殺人発生率が世界トップクラスの中米ホンジュラス。同国では、ギャング集団の影響で、大人は若者を「犯罪者」だと偏見を持って見てしまう傾向があるという。こうした状況を変えるため、日本のNPOが「運動会」での治安改善に取り組んでいる。(Readyfor支局=浦田 優奈)
同国の治安が悪い要因の一つとして、「マラス」というギャング集団の存在がある。将来に希望が持てず、家族から愛情を注いでもらえないがために精神的孤立を味わい、仲間を求めてマラスに入ってしまったという青少年は少なくない。そんな中、地域の大人たちは彼らに愛情を注ぐどころか「若者=犯罪者」という偏見を持ち、青少年らと距離をおいていた。同国の若者は人口の22%に及ぶ。
こうした状況に目をつけ、改善に向けて動き始めたのが、世界の貧困地域で活動する特定非営利活動法人AMDA社会開発機構(以下、AMDA-MINDS)だ。母子保健、青少年育成を通じたコミュニティづくり、家庭菜園の推進など、これまでいくつもの事業を展開してきた。
現在、中米ホンジュラスの首都テグシガルパ市で治安改善に取り組む。青少年と大人の関係性を築くために、「運動会」などの地域活動を企画している。その活動資金をクラウドファンディングで集めている。
実は「運動会」を発案したのは、AMDA-MINDSの拠点がある岡山の高校生たち。子どもから大人まで幅広い世代が参加することで、交流を促すことが狙いだ。AMDA-MINDSの陰山亮子さんは、「大人から子どもまでが参加するスポーツイベントは、今回が初めての試み。彼らも楽しみにしていると思います」と話す。
■目で見えない「成果」追う
陰山さんがホンジュラスで活動して6年が経過した。「国際協力のカタチについて多くのことを学んだ」と振り返る。
それは、数値化できない「成果」があるということだ。殺人件数の減少などは一つの成果指標にはなるが、目には見えない一人ひとりの意識の変化にも注視することが大切だと気付いた。
テグシガルパ市の子どもたちは、治安が悪いため隣町に出ることすら禁止されている。近隣に住む住民を知らずに育ってきたが、AMDA-MINDSは「隣町との交流イベント」を開いた。すると、参加した子どもたちは「隣町の人とも仲良くすることができる」と意識を持つようになるのだ。
もう一つは、自発性を育むことの大切さである。家庭菜園プロジェクトでは、「みんなが食べていくために自分が種や苗を植えて育てる」という過程の重要性を伝えることを第一の目的としているそうだ。
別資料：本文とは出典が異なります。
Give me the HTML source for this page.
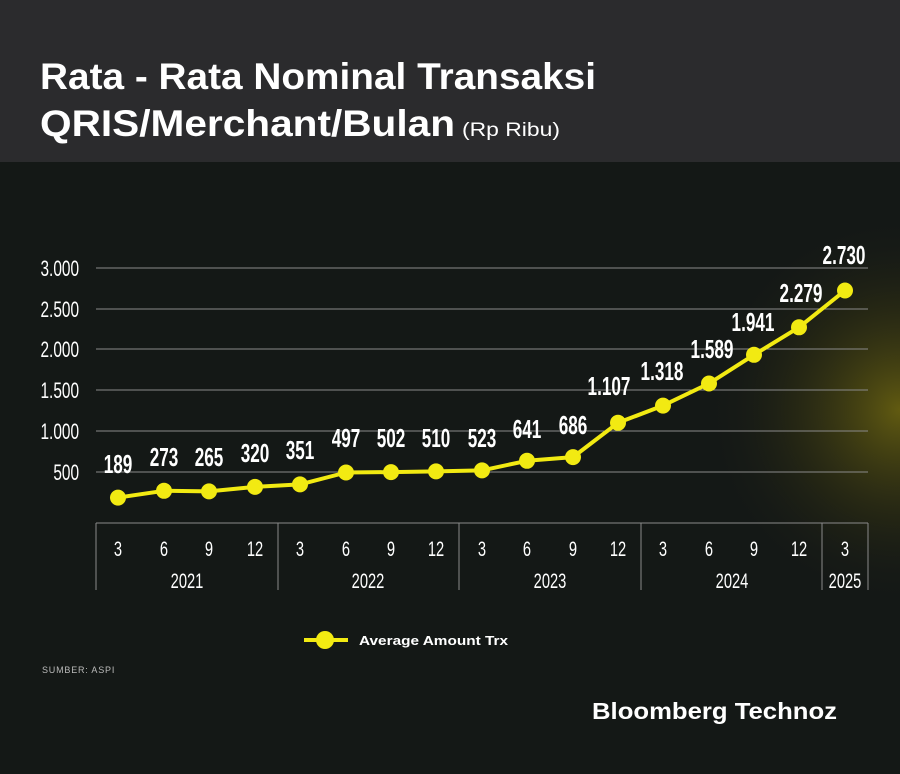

「困った時は国が支援してくれるから、待っていればよい」という、ともすれば受動的になりがちな姿勢を改善しようという狙いがある。
■「寄り添うこと」の大切さ
AMDA-MINDSではクラウドファンディング「Readyfor」で80万円を募っている。6月29日締め切りだが、現時点では63万円が集まっている
陰山さんは「青少年たちに欠けているのは自分たちを愛してくれる家族の存在であり、まさに家族のようにそばに寄り添うことが大切」と強く訴えた。